Qiandao Matcha Project is the source of our certified organic project matcha.
Hugo Tea's Chinese liaison, Jingyong Yang, is a shareholder in the farm, which is Japanese-owned. The farm was founded to turn out truly exceptional matcha in the old Japanese style according to traditional cultivation, shading, and milling methods. The surrounding geography is pristine. The farm is situated on the banks of a carefully protected reservoir, far away from large cities and industrial pollution.
Most Japanese matcha is blended from multiple farms and finished at regional production factories. But like our Japanese matcha, QIANDAO is a "one-farm" production, traceable down to the row of tea bushes in a particular lot. Feng Shu Ling's tea is clean, with a sweet, mineral-rich profile best suited to usucha or matcha lattes.
Matcha should be clean and, when possible, certified organic. Unlike steeped leaf tea, matcha leaves are consumed wholly and directly—making cleanliness and food safety paramount. Qiandao Matcha Project is tested seasonally for pollutants, heavy metals, and agricultural chemicals—and we visit annually to monitor and jointly innovate at this mecca of tea experimentation.

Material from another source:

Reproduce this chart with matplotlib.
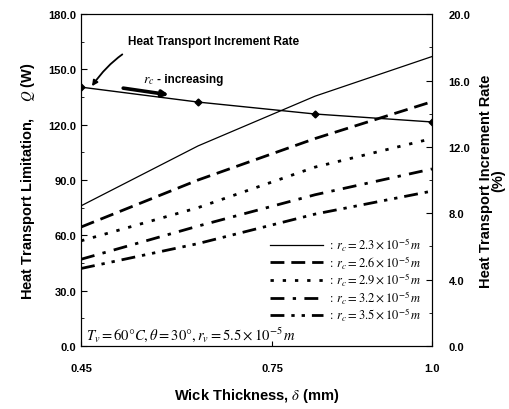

Wei Xie is fluent in both Japanese and Chinese, splitting his time between both countries in pursuit of the knowledge and techniques that produce exceptional matcha like ours.
He was hand-selected by the farm's Japanese ownership to manage Qiandao Matcha Project. He's young and quite ambitious—part of a newer, forward-thinking cohort of tea producers, using modern technology and management guidelines to run a tight ship.